Let the eigenvalues of $A$ be $\lambda_1\le \lambda_2\leq \cdots \leq \lambda_n$.
If we remove some edges from the graph $G$ and form the graph $H$ keeping the number of vertices same, is there any result how the smallest eigenvalue of $H$ is related to the smallest eigenvalue of $G$?
I know Cauchy Interlacing Theorem which gives the relation between eigenvalues of a graph and its induced subgraph when some vertices are removed.
I want to know what happens when edges are removed keeping the number of vertices same. Can someone help please?
The question stands as:
Let $G$ be a graph and $A_G$ is its adjacency matrix.
Let the eigenvalues of $A_G$ be $\lambda_1\le \lambda_2\leq \cdots \leq \lambda_n$.
Let $H$ be a subgraph of $G$ which has $n$ vertices as $G$ but some edges have been removed from $G$ to form $H$.$A_H$ is its adjacency matrix.
Let the eigenvalues of $A_H$ be $\mu_1\le \mu_2\leq \cdots \leq \mu_n$.
Is $\mu_1\ge \lambda_1$ or $\mu_1\le \lambda_1$?

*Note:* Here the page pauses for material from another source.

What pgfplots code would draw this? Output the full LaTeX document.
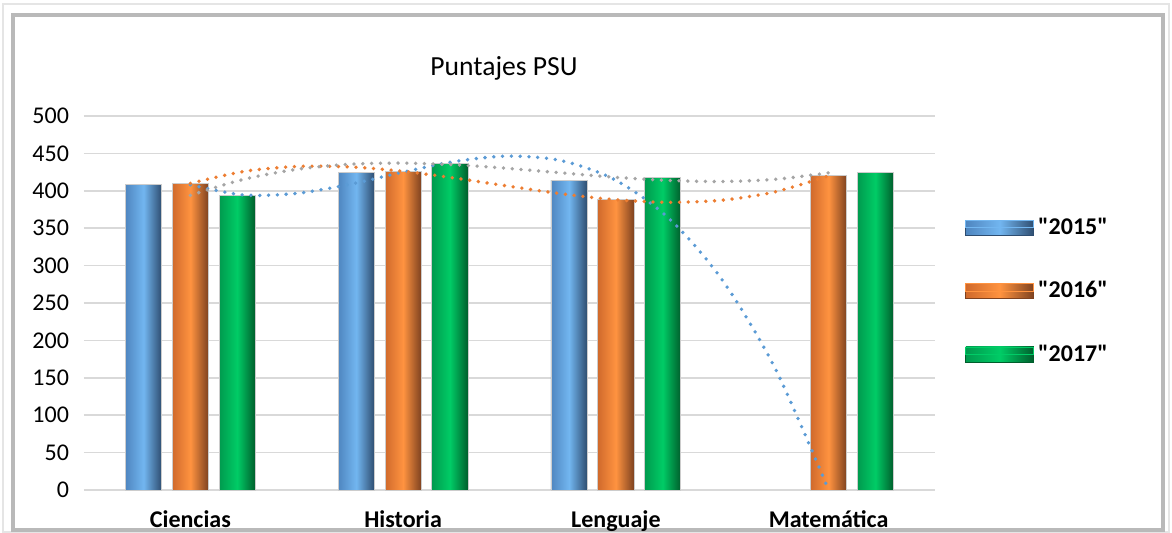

If someone can give any reference like book or paper , I will be grateful.
Best Answer
The smallest eigenvalue can go up or down when an edge is removed.
For "down": $G=K_n$ for $n\ge 3$.
For "up": Take $K_n$ for $n\ge 1$ and append a new vertex attached to a single vertex of the original $n$ vertices. Now removing the new edge makes the smallest eigenvalue go up.
Both of these follow from the fact that the smallest eigenvalue of a connected graph with $n\ge 2$ vertices is $\le -1$ with equality iff the graph is complete.
It has something to do with whether the two corresponding eigenvector entries have the same or opposite sign, but I don't know if that relationship can be made precise.